TASK DIRECTIONS
Find every line in the records below that contains the word "Write", and copy each such line.

PROVIDED MATERIAL

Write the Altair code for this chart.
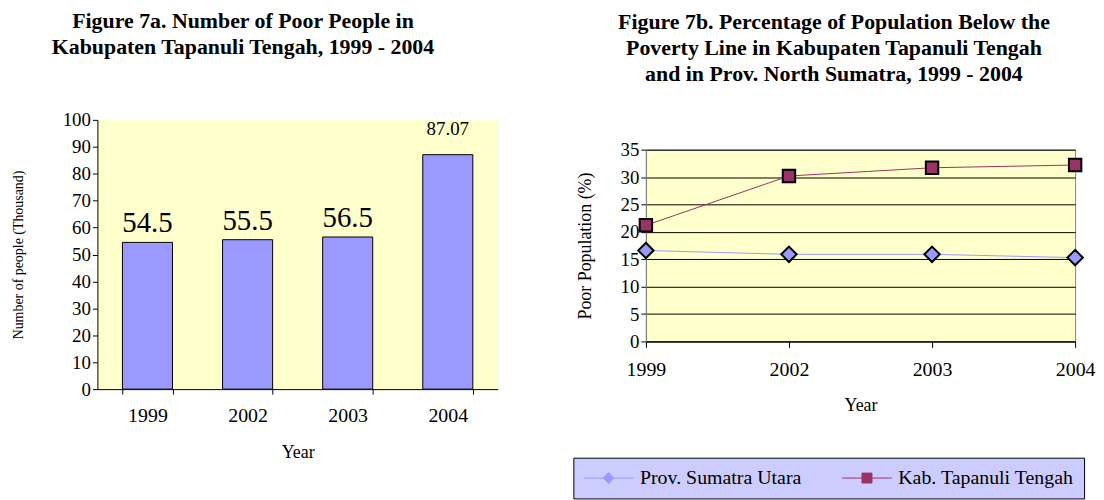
import altair as alt
import pandas as pd

# ---- data ----
years = ["1999", "2002", "2003", "2004"]
poor_people = [54.5, 55.5, 56.5, 87.07]
prov_pct = [16.6, 15.9, 15.9, 15.3]
kab_pct = [21.2, 30.2, 31.7, 32.2]
series_names = ["Prov. Sumatra Utara", "Kab. Tapanuli Tengah"]
left_ticks = [0, 10, 20, 30, 40, 50, 60, 70, 80, 90, 100]
right_ticks = [0, 5, 10, 15, 20, 25, 30, 35]

FONT = "Liberation Serif"
BAR_BLUE = "#9999FF"
MAROON = "#993366"
BG = "#FFFFCC"

bars_df = pd.DataFrame({"year": years, "people": poor_people})
line_df = pd.DataFrame({
    "year": years * 2,
    "series": [series_names[0]] * 4 + [series_names[1]] * 4,
    "pct": prov_pct + kab_pct,
})

# ---------------- left chart ----------------
x_left = alt.X(
    "year:N", sort=years, title="Year",
    scale=alt.Scale(paddingInner=0.5, paddingOuter=0.25),
    axis=alt.Axis(labelAngle=0, tickBand="extent", tickSize=5, tickColor="black",
                  domainColor="black", labelFontSize=20, labelPadding=12,
                  titleFontSize=18, titlePadding=18),
)
y_left = alt.Y(
    "people:Q", title="Number of people (Thousand)",
    scale=alt.Scale(domain=[0, 100], nice=False),
    axis=alt.Axis(values=left_ticks, grid=False, tickSize=5, tickColor="black",
                  domainColor="black", labelFontSize=19, titleFontSize=14,
                  titlePadding=37),
)

bars = alt.Chart(bars_df).mark_bar(fill=BAR_BLUE, stroke="black", strokeWidth=1).encode(
    x=x_left, y=y_left)
labels_big = alt.Chart(bars_df).transform_filter("datum.year != '2004'").mark_text(
    font=FONT, fontSize=29, baseline="alphabetic", dy=-10, color="black").encode(
    x=x_left, y=y_left, text=alt.Text("people:Q"))
labels_small = alt.Chart(bars_df).transform_filter("datum.year == '2004'").mark_text(
    font=FONT, fontSize=19, baseline="alphabetic", dy=-20, color="black").encode(
    x=x_left, y=y_left, text=alt.Text("people:Q"))

left = alt.layer(bars, labels_big, labels_small).properties(
    width=403, height=271,
    title=alt.TitleParams(
        text=["Figure 7a. Number of Poor People in", "Kabupaten Tapanuli Tengah, 1999 - 2004"],
        font=FONT, fontSize=22, fontWeight="bold", lineHeight=26, offset=52,
        anchor="middle", frame="group", dx=-55, color="black"),
    view=alt.ViewBackground(fill=BG, stroke="transparent"),
)

# ---------------- right chart ----------------
x_right = alt.X(
    "year:N", sort=years, title="Year",
    scale=alt.Scale(type="point", padding=0),
    axis=alt.Axis(labelAngle=0, tickSize=6, tickColor="black", domainColor="black",
                  labelFontSize=20, labelPadding=12, titleFontSize=18, titlePadding=18,
                  grid=False),
)
y_right = alt.Y(
    "pct:Q", title="Poor Population (%)",
    scale=alt.Scale(domain=[0, 35], nice=False),
    axis=alt.Axis(values=right_ticks, grid=True, gridColor="black", gridWidth=1,
                  gridOpacity=1, tickSize=5, tickColor="black", domainColor="#808080",
                  labelFontSize=19, titleFontSize=18, titlePadding=26),
)

diamond = "M0,-0.31L0.31,0L0,0.31L-0.31,0Z"
square = "M-0.25,-0.25L0.25,-0.25L0.25,0.25L-0.25,0.25Z"
# legend symbols: line segment + marker
diamond_leg = "M-1,0L-0.22,0M0.22,0L1,0M0,-0.22L0.22,0L0,0.22L-0.22,0Z"
square_leg = "M-1,0L-0.2,0M0.2,0L1,0M-0.2,-0.2L0.2,-0.2L0.2,0.2L-0.2,0.2Z"

is_prov = f"datum.series == '{series_names[0]}'"
is_kab = f"datum.series == '{series_names[1]}'"

line_prov = alt.Chart(line_df).transform_filter(is_prov).mark_line(
    stroke=BAR_BLUE, strokeWidth=1).encode(x=x_right, y=y_right)
line_kab = alt.Chart(line_df).transform_filter(is_kab).mark_line(
    stroke=MAROON, strokeWidth=1).encode(x=x_right, y=y_right)
pts_prov = alt.Chart(line_df).transform_filter(is_prov).mark_point(
    shape=diamond, filled=True, fill=BAR_BLUE, stroke="black", strokeWidth=2,
    size=2500, opacity=1).encode(x=x_right, y=y_right)
pts_kab = alt.Chart(line_df).transform_filter(is_kab).mark_point(
    shape=square, filled=True, fill=MAROON, stroke="black", strokeWidth=2,
    size=2500, opacity=1).encode(x=x_right, y=y_right)

leg = alt.Legend(
    orient="none", legendX=-73, legendY=310, direction="horizontal", title=None,
    padding=10, symbolSize=2500, symbolStrokeWidth=1, labelFont=FONT,
    labelFontSize=20, labelColor="black", labelOffset=6, columnPadding=40,
    clipHeight=21, labelLimit=400, fillColor="#CCCCFF", strokeColor="black",
    symbolOpacity=1,
)
# legend-only layer (draws no marks itself)
legend_layer = alt.Chart(line_df).transform_filter("false").mark_point(
    filled=True, size=2500, strokeWidth=1, opacity=1).encode(
    x=x_right, y=y_right,
    fill=alt.Fill("series:N",
                  scale=alt.Scale(domain=series_names, range=[BAR_BLUE, MAROON]),
                  legend=leg),
    stroke=alt.Stroke("series:N",
                      scale=alt.Scale(domain=series_names, range=[BAR_BLUE, MAROON]),
                      legend=leg),
    shape=alt.Shape("series:N",
                    scale=alt.Scale(domain=series_names, range=[diamond_leg, square_leg]),
                    legend=leg),
)

right_plot = alt.layer(line_prov, line_kab, pts_prov, pts_kab, legend_layer).properties(
    width=432, height=193,
    view=alt.ViewBackground(fill=BG, stroke="#808080"),
)

spacer = alt.Chart(pd.DataFrame({"k": [0]})).mark_point(opacity=0).encode(
    x=alt.value(0), y=alt.value(0)
).properties(width=432, height=19, view=alt.ViewBackground(stroke="transparent"))

right = alt.vconcat(spacer, right_plot, spacing=0).properties(
    title=alt.TitleParams(
        text=["Figure 7b. Percentage of Population Below the",
              "Poverty Line in Kabupaten Tapanuli Tengah",
              "and in Prov. North Sumatra, 1999 - 2004"],
        font=FONT, fontSize=22, fontWeight="bold", lineHeight=26, offset=31,
        anchor="middle", frame="bounds", color="black"),
).resolve_scale(fill="independent", stroke="independent", shape="independent")

chart = alt.hconcat(left, right, spacing=74).properties(
    padding={"left": 3, "top": 0, "right": 0, "bottom": 0}
).resolve_scale(
    fill="independent", stroke="independent", shape="independent"
).configure_axis(
    labelFont=FONT, titleFont=FONT, labelColor="black", titleColor="black",
    titleFontWeight="normal",
).configure_legend(labelFont=FONT).configure_title(font=FONT)

chart.save("out.html", embed_options={"renderer": "svg", "actions": False})
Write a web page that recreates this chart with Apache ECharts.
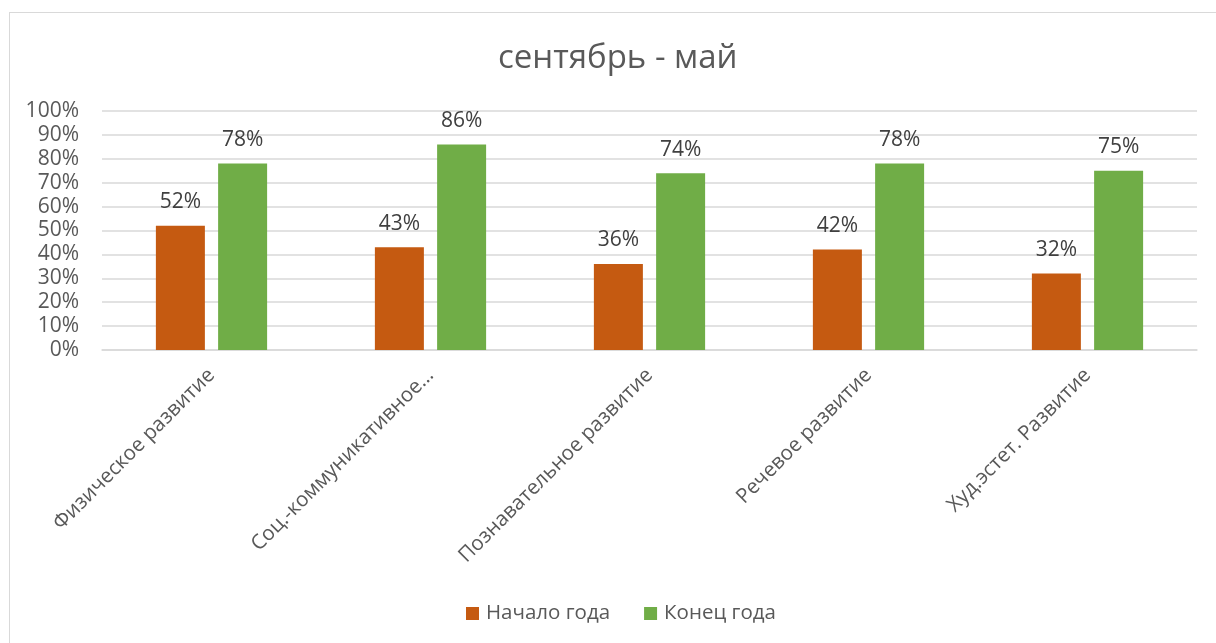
<!DOCTYPE html>
<html>
<head>
<meta charset="utf-8">
<script src="https://cdn.jsdelivr.net/npm/echarts@6/dist/echarts.min.js"></script>
<style>
html,body{margin:0;padding:0;background:#fff;}
#frame{position:absolute;left:9px;top:12px;width:1300px;height:700px;border-left:1px solid #d9d9d9;border-top:1px solid #d9d9d9;}
#chart{position:absolute;left:0;top:0;width:1216px;height:643px;}
</style>
</head>
<body>
<div id="frame"></div>
<div id="chart"></div>
<script>
const categories = ['Физическое развитие', 'Соц.-коммуникативное…', 'Познавательное развитие', 'Речевое развитие', 'Худ.эстет. Развитие'];
const startValues = [52, 43, 36, 42, 32];
const endValues = [78, 86, 74, 78, 75];
const seriesNames = ['Начало года', 'Конец года'];
const titleText = 'сентябрь - май';

const FONT = '"Open Sans", "Noto Sans", sans-serif';
const chart = echarts.init(document.getElementById('chart'), null, {renderer: 'canvas'});
const labelCfg = {
  show: true, position: 'top', distance: 13,
  formatter: p => p.value + '%',
  color: '#404040', fontSize: 21, fontFamily: FONT
};
chart.setOption({
  animation: false,
  backgroundColor: 'transparent',
  title: {
    text: titleText, left: 493, top: 37,
    textStyle: {color: '#595959', fontSize: 33, fontWeight: 'normal', fontFamily: FONT}
  },
  legend: {
    bottom: 14, left: 461, itemWidth: 13, itemHeight: 13, itemGap: 34,
    icon: 'rect',
    textStyle: {color: '#595959', fontSize: 20.5, fontFamily: FONT, padding: [0, 0, 0, 2]},
    data: seriesNames
  },
  grid: {left: 102, right: 19, top: 111, bottom: 293, containLabel: false},
  xAxis: {
    type: 'category', data: categories,
    axisLine: {show: true, lineStyle: {color: '#d9d9d9', width: 1.5}},
    axisTick: {show: false},
    axisLabel: {rotate: 45, interval: 0, color: '#595959', fontSize: 20.5, fontFamily: FONT, margin: 22}
  },
  yAxis: {
    type: 'value', min: 0, max: 100, interval: 10,
    axisLine: {show: false}, axisTick: {show: false},
    axisLabel: {formatter: '{value}%', color: '#595959', fontSize: 21, fontFamily: FONT, margin: 23},
    splitLine: {lineStyle: {color: '#d9d9d9', width: 1.5}}
  },
  series: [
    {name: seriesNames[0], type: 'bar', data: startValues, barWidth: 49, barGap: '27%',
     itemStyle: {color: '#C55A11'}, label: labelCfg},
    {name: seriesNames[1], type: 'bar', data: endValues, barWidth: 49,
     itemStyle: {color: '#70AD47'}, label: labelCfg}
  ]
});
</script>
</body>
</html>
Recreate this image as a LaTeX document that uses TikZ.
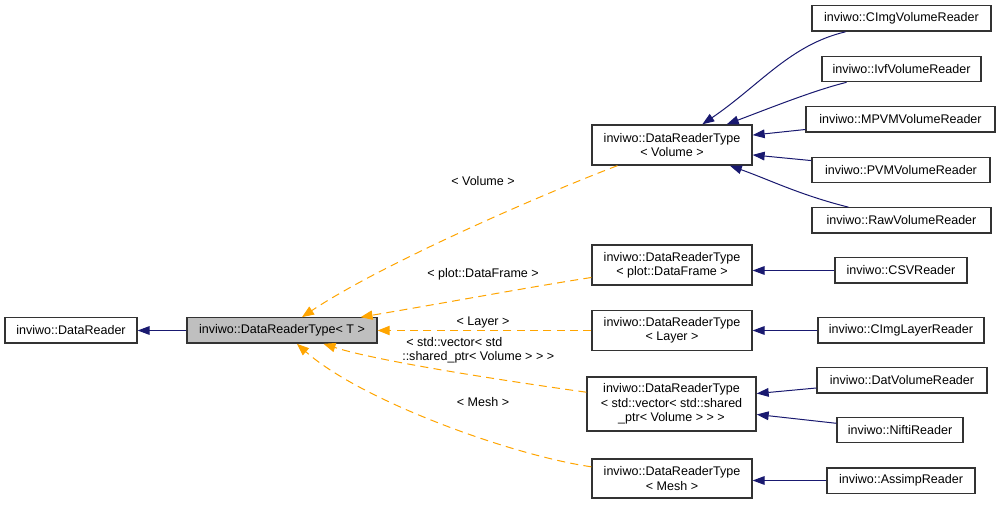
\documentclass[tikz,border=0pt]{standalone}
\usepackage{fontspec}
\setmainfont{Liberation Sans}
\usetikzlibrary{arrows.meta}
\definecolor{navy}{HTML}{191970}
\definecolor{dorange}{HTML}{FFA500}
\definecolor{boxgray}{HTML}{BFBFBF}
\begin{document}
\begin{tikzpicture}[x=0.75pt,y=-0.75pt,
  box/.style={draw=black!80, line width=1pt, fill=white, inner sep=0pt, align=center,
    font=\fontsize{9.4}{10.8}\selectfont},
  single/.style={box, minimum height=19pt},
  navyedge/.style={draw=navy, line width=0.75pt, -{Triangle[length=9pt,width=6.5pt]}},
  orangeedge/.style={draw=dorange, line width=0.75pt, dash pattern=on 6pt off 4pt,
    -{Triangle[length=9pt,width=7pt]}},
  lbl/.style={font=\fontsize{9.4}{10.8}\selectfont, inner sep=0pt}]
\useasboundingbox (0,0) rectangle (1001,506);
\fill[white] (0,0) rectangle (1001,506);

% nodes
\node[single, minimum width=99pt] (dr) at (71,330.5) {inviwo::DataReader};
\node[single, minimum width=142.5pt, fill=boxgray] (drt) at (282,330.5) {inviwo::DataReaderType< T >};

\node[box, minimum width=120pt, minimum height=30pt] (vol) at (672,145) {inviwo::DataReaderType\\< Volume >};
\node[box, minimum width=120pt, minimum height=30pt] (df) at (672,265) {inviwo::DataReaderType\\< plot::DataFrame >};
\node[box, minimum width=120pt, minimum height=30pt] (lay) at (672,330.5) {inviwo::DataReaderType\\< Layer >};
\node[box, minimum width=126.75pt, minimum height=40.5pt] (vec) at (671.5,404) {inviwo::DataReaderType\\< std::vector< std::shared\\\_ptr< Volume > > >};
\node[box, minimum width=120pt, minimum height=29.25pt] (mesh) at (672,478.5) {inviwo::DataReaderType\\< Mesh >};

\node[single, minimum width=134.25pt] (cimgv) at (901.5,18.5) {inviwo::CImgVolumeReader};
\node[single, minimum width=119.25pt] (ivf) at (901.5,69) {inviwo::IvfVolumeReader};
\node[single, minimum width=141.75pt] (mpvm) at (900.5,119.5) {inviwo::MPVMVolumeReader};
\node[single, minimum width=133.5pt] (pvm) at (901,170) {inviwo::PVMVolumeReader};
\node[single, minimum width=134.25pt] (raw) at (901.5,220.5) {inviwo::RawVolumeReader};
\node[single, minimum width=99pt] (csv) at (901,270.5) {inviwo::CSVReader};
\node[single, minimum width=124.5pt] (cimgl) at (901,330.5) {inviwo::CImgLayerReader};
\node[single, minimum width=127.5pt] (dat) at (902,380.5) {inviwo::DatVolumeReader};
\node[single, minimum width=94.5pt] (nifti) at (900,430) {inviwo::NiftiReader};
\node[single, minimum width=111pt] (assimp) at (901,480.5) {inviwo::AssimpReader};

% navy inheritance edges
\draw[navyedge] (drt.west) -- (dr.east);
\draw[navyedge] (cimgv) .. controls (790,45) and (760,85) .. (vol);
\draw[navyedge] (ivf) .. controls (815,90) and (770,108) .. (vol);
\draw[navyedge] (mpvm.186) -- (vol.7);
\draw[navyedge] (pvm.174) -- (vol.-7);
\draw[navyedge] (raw) .. controls (800,195) and (770,180) .. (vol);
\draw[navyedge] (csv.west) -- (csv.west -| df.east);
\draw[navyedge] (cimgl.west) -- (cimgl.west -| lay.east);
\draw[navyedge] (dat.185) -- (vec.7.4);
\draw[navyedge] (nifti.174) -- (vec.-7.3);
\draw[navyedge] (assimp.west) -- (assimp.west -| mesh.east);

% orange template instantiation edges
\draw[orangeedge] (vol) .. controls (540,195) and (380,265) .. (drt);
\draw[orangeedge] (df) .. controls (530,287) and (450,302) .. (drt);
\draw[orangeedge] (lay.west) -- (lay.west -| drt.east);
\draw[orangeedge] (vec) .. controls (520,383) and (380,362) .. (drt);
\draw[orangeedge] (mesh) .. controls (510,455) and (360,400) .. (drt);

% labels
\node[lbl] (lvol) at (483,181) {< Volume >};
\node[lbl] (ldf) at (483,274) {< plot::DataFrame >};
\node[lbl] (llay) at (483,322) {< Layer >};
\node[lbl, align=left, anchor=west] (lvec) at (402,350) {\hspace*{3pt}< std::vector< std\\::shared\_ptr< Volume > > >};
\node[lbl] (lmesh) at (483,402) {< Mesh >};
\end{tikzpicture}
\end{document}
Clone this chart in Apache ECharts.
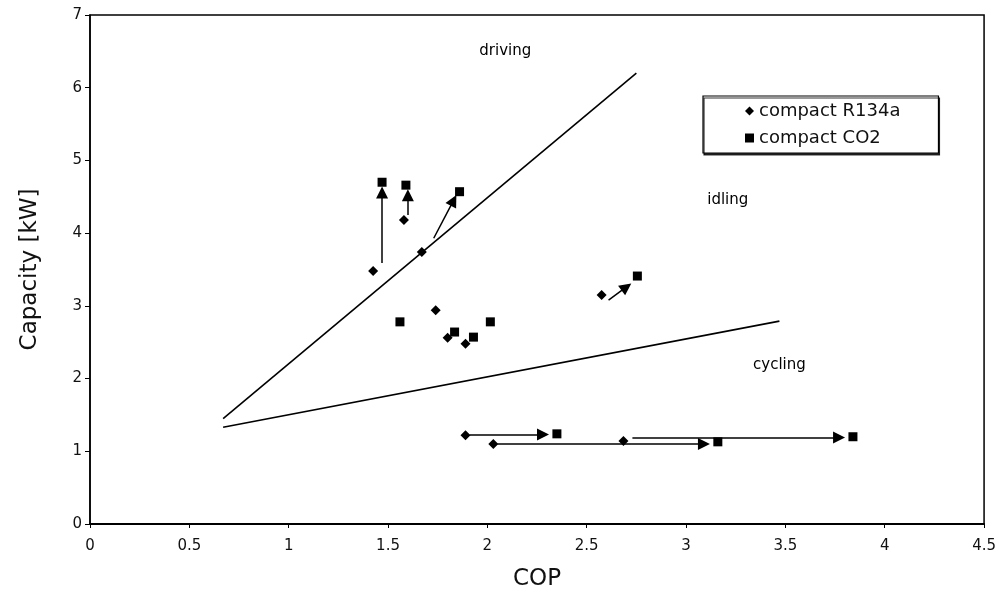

ANSWER TO THIS TASK
Write the Altair code for this chart.
Write a web page that recreates this chart with Apache ECharts.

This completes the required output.